* _WORK TO DO_
Take the lines from the top down to and including the one with "XAxis, YAxis, LabelList" and repeat them exactly. Omit images.

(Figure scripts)
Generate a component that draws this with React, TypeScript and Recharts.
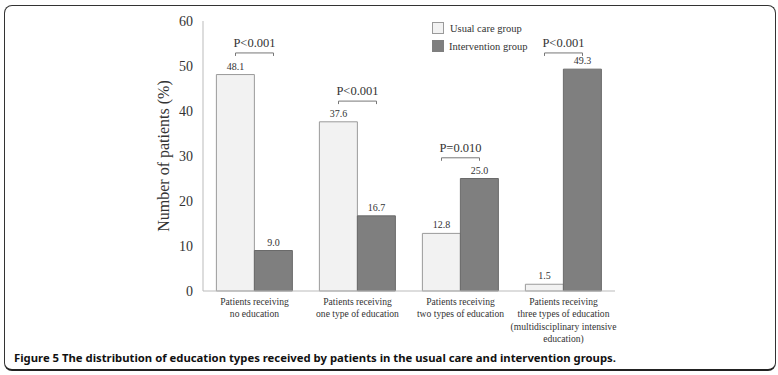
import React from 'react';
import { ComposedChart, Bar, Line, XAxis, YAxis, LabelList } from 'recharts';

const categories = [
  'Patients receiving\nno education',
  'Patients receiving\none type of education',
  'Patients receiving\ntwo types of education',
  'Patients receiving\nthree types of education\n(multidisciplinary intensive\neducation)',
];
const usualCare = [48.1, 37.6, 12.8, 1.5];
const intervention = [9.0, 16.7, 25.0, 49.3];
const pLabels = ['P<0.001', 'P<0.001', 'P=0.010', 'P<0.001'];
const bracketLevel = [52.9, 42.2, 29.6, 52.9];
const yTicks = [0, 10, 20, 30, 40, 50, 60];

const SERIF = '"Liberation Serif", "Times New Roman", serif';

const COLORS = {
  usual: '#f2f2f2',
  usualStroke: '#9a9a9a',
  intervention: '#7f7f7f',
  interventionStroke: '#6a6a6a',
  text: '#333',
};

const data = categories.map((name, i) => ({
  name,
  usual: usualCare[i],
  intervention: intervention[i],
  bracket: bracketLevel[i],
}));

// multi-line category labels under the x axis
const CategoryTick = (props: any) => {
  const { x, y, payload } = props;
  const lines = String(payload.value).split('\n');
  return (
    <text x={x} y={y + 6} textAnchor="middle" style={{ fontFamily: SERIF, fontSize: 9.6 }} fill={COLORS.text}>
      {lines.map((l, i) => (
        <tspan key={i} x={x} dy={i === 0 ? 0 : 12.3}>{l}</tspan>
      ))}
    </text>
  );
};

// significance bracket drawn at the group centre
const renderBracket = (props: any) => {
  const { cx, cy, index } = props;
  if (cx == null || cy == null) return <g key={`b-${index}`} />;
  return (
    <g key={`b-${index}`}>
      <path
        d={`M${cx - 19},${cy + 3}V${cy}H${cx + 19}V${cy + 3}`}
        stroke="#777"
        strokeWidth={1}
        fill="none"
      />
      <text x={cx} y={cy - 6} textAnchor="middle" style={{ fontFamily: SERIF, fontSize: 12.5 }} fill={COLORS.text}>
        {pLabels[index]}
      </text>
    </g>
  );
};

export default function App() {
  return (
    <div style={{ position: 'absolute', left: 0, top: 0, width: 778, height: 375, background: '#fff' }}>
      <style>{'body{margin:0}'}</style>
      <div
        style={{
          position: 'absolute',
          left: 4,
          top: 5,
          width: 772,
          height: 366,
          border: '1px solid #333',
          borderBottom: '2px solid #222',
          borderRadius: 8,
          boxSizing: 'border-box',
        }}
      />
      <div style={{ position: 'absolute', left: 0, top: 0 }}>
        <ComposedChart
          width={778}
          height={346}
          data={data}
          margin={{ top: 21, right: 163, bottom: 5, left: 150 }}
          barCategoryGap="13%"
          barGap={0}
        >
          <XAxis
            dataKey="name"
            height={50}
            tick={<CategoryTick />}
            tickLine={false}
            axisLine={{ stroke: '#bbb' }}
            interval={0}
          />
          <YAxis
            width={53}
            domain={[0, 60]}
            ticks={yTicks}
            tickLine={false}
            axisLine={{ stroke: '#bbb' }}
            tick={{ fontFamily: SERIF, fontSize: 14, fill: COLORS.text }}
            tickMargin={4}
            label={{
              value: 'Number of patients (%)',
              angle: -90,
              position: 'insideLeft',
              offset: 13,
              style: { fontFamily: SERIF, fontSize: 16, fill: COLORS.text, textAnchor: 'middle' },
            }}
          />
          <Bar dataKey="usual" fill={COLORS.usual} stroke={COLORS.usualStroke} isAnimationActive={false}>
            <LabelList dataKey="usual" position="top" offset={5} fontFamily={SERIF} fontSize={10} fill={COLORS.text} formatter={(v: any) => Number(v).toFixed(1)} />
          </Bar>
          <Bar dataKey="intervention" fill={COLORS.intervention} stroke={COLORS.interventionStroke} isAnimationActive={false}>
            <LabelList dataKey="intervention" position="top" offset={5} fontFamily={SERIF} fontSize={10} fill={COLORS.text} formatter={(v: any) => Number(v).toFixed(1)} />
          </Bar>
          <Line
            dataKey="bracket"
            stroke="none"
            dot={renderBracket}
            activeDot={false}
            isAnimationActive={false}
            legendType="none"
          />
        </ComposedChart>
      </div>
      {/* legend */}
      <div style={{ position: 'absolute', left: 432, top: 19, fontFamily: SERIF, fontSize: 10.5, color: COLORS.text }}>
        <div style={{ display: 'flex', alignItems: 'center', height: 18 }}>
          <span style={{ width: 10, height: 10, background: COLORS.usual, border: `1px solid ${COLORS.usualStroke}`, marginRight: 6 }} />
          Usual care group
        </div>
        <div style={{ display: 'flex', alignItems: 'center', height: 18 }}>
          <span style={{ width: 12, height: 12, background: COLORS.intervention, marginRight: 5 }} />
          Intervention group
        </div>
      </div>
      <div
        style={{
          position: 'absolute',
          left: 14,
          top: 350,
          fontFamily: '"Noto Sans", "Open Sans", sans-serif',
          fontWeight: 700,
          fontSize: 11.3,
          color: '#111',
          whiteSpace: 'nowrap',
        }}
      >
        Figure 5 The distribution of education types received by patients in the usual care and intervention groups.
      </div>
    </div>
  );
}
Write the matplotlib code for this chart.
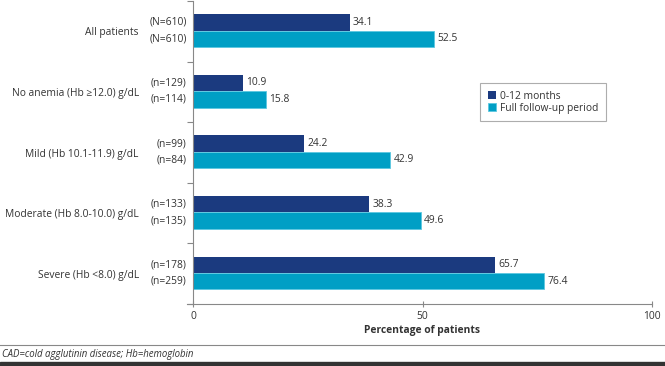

* _FINISHED EXERCISE_
Generate a component that draws this with React, TypeScript and Recharts.
import React from 'react';
import { ComposedChart, Bar, Line, XAxis, YAxis, LabelList } from 'recharts';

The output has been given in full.